State aid controls insist that “public interventions in the market do not distort competition by favouring one participant to the detriment of another.”

The first investigation focused on alleged low-impact tax breaks to Real Madrid, Barcelona, Bilbao and Osasuna.

“In Spain,” said the commission, “professional football clubs are considered as private companies for tax purposes companies however, these four clubs were treated as non-profit-making organisations which pay five per cent in tax on profits compared with corporations.

“The four clubs benefited from the lower tax rate for more than 20 years without objective justification.”

Spain amended its tax in laws thus past January to correct he anomaly but the clubs were being ordered to repay monies retrospectively. The sums concerned are thought to be up to a maximum of €5m.

The second investigation concerned a land deal negotiated between Real Madrid and the city council through which the club was able to wipe out massive debts and undertake refinancing.

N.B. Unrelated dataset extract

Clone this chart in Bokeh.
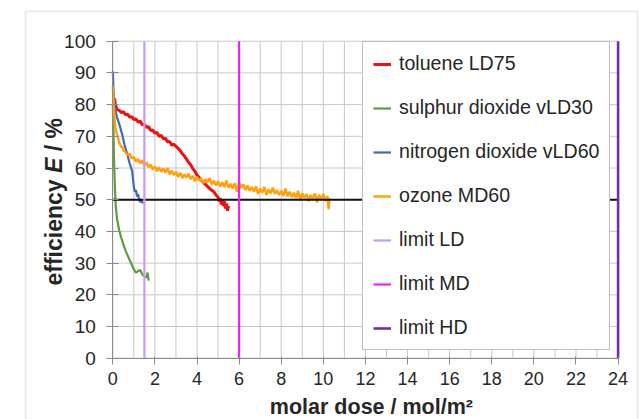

Here, the commission said: “The investigation found, based on an independent study, that the land affected by the transaction was overvalued at €18.4m. This gave the club an unfair advantage over other clubs.”

Land in Las Tablas was initially sold to the club in 1998 for €488,000. Madrid then sold the land back to the city council in 2011 for €22.7m. Hence the estimated revalued €18.4m difference should be repaid by the club to the city council.

A third investigation concerned guarantees granted by the Valencia Finance Institute for unsecured loans at favourable rates to Valencia, Hercules and Elche.

Vestager stated: “Such state funding was not linked to a restructuring plan with a view to the clubs’ viability and none of them applied compensatory measures to offset the distortion of competition caused by the aid.

“To restore a level playing field by comparison unsubsidised clubs, Valencia, Elche and Hercules must now return the benefit received, amounting to €20.4m in the case of Valencia, to €6.1m in the case of Hercules and €3.7m in the case of Elche.”

The order may upset Elche’s attempts to find new owners while the very existence of Hercules may be threatened since the club are already €18m in debt.